What was so remarkable about these women was that there was never any absence of joy in their home or in their lives. I would go to visit them, and there was never a visit that was not replete with love and laughter. I remember one Christmas, Helen literally bossed me around as she supervised my attempts to decorate their home for the feast! Sometimes the three of us would cook together, and it was always a wonderful meal and a great occasion.

At the heart of Helen and Joan’s ability to make a good life under such difficult circumstances was their practice of the Catholic faith. They couldn’t get out to go to Mass, so they watched faithfully every Sunday on television and a deacon from the parish came to bring them Communion. They said the Rosary every day and had a deep devotion to the Blessed Mother. Their home was full of statues and holy pictures. They were generous to Church-related ministries. Their love of the Lord kept them joyous and steady during the many tough days of their lives.

As I sat in the studio that night and thought of Helen and Joan, I reflected that they and others like them are the real heroes in life. Little-known and somewhat hidden away in a dedicated and loving life, they manifested the truth that our daily struggles, large and small, are made doable through the help of God. What might to some have seemed to be sad and tragic lives they saw as a powerful opportunity to bring faith and love and laughter into the world, right from their little corner of it.
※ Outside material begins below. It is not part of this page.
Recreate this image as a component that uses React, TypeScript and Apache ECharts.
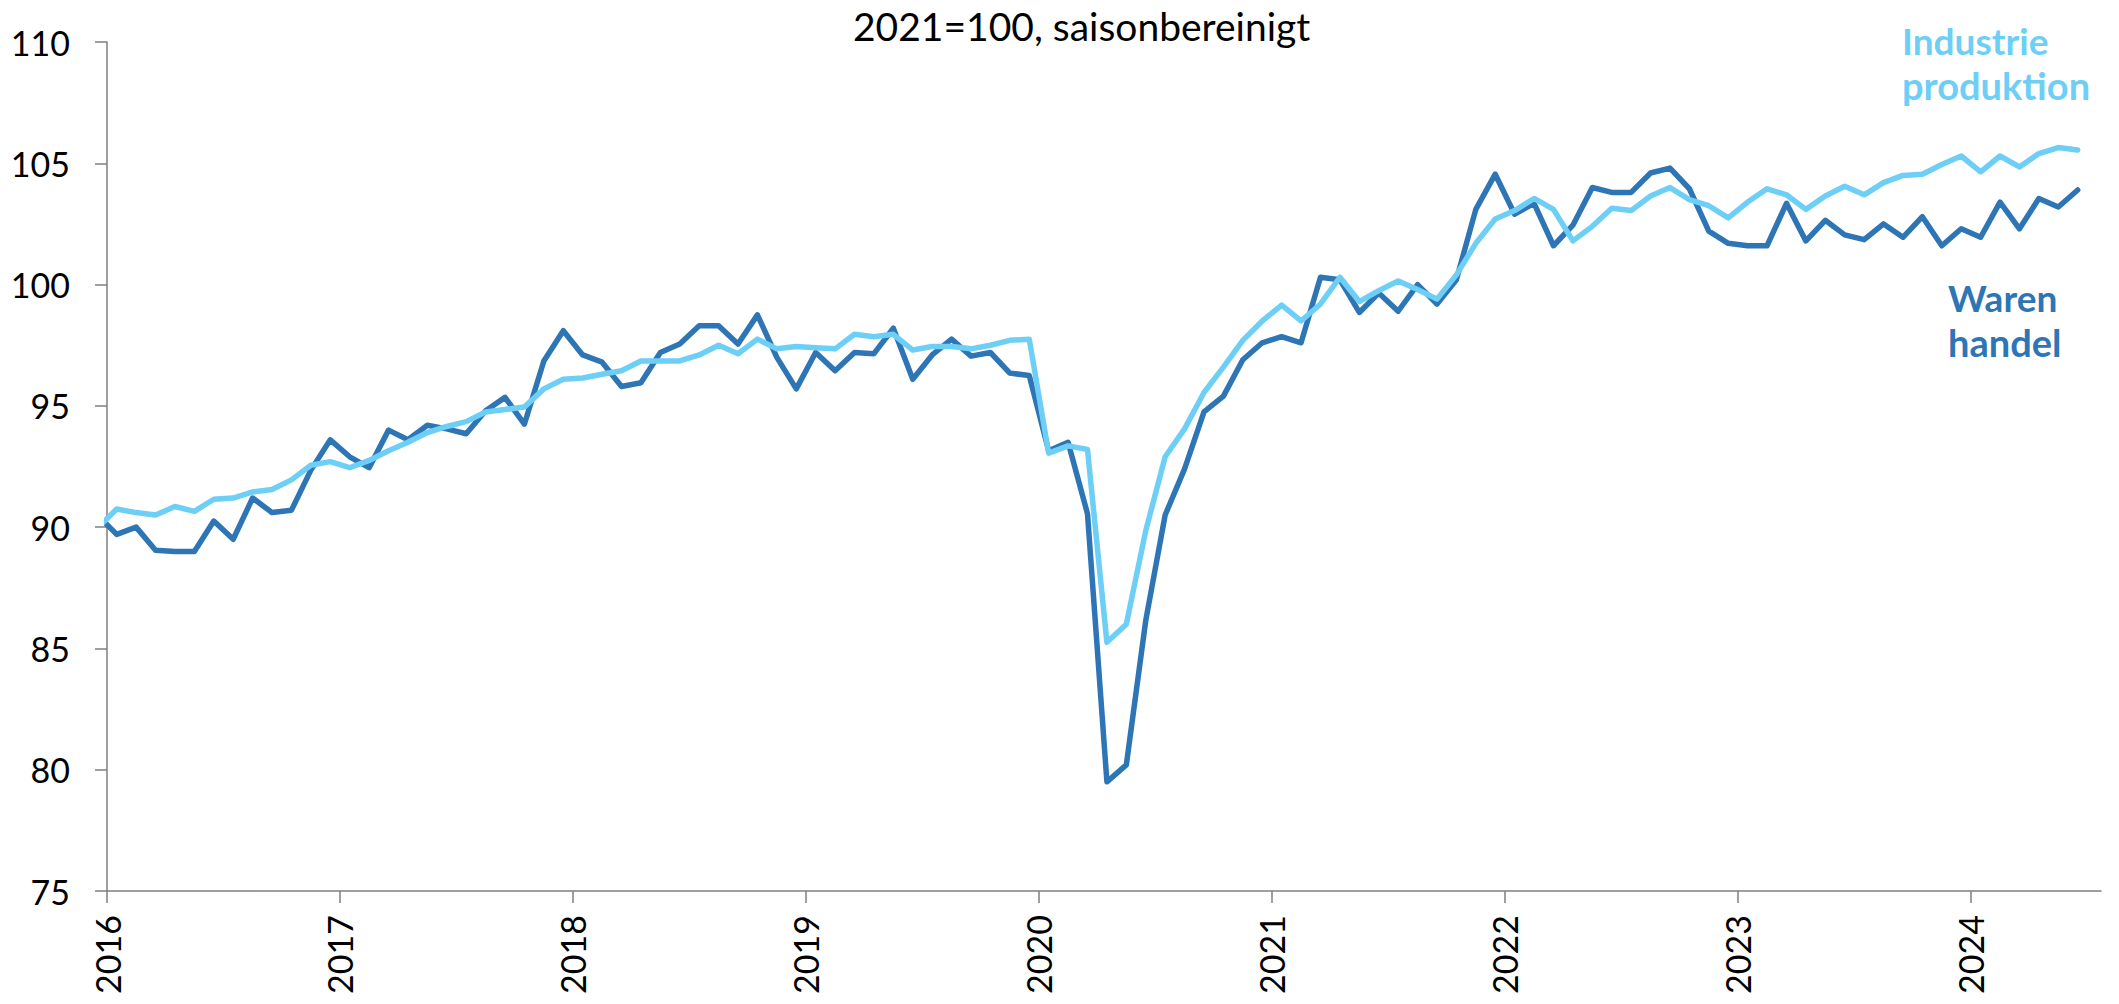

I thought of the Little Flower who spoke and wrote so often about the “little way” of making everyday life a way of holiness. Our little lives are the mustard seeds that, nurtured by faith and love, go on to produce the largest of trees. Helen and Joan had been given their “little way,” and they embraced it joyously.

That night in the radio studio, providentially, God reminded me of two wonderful women who knew the secret to understanding life and making it better. I could not have chosen better subjects to talk about.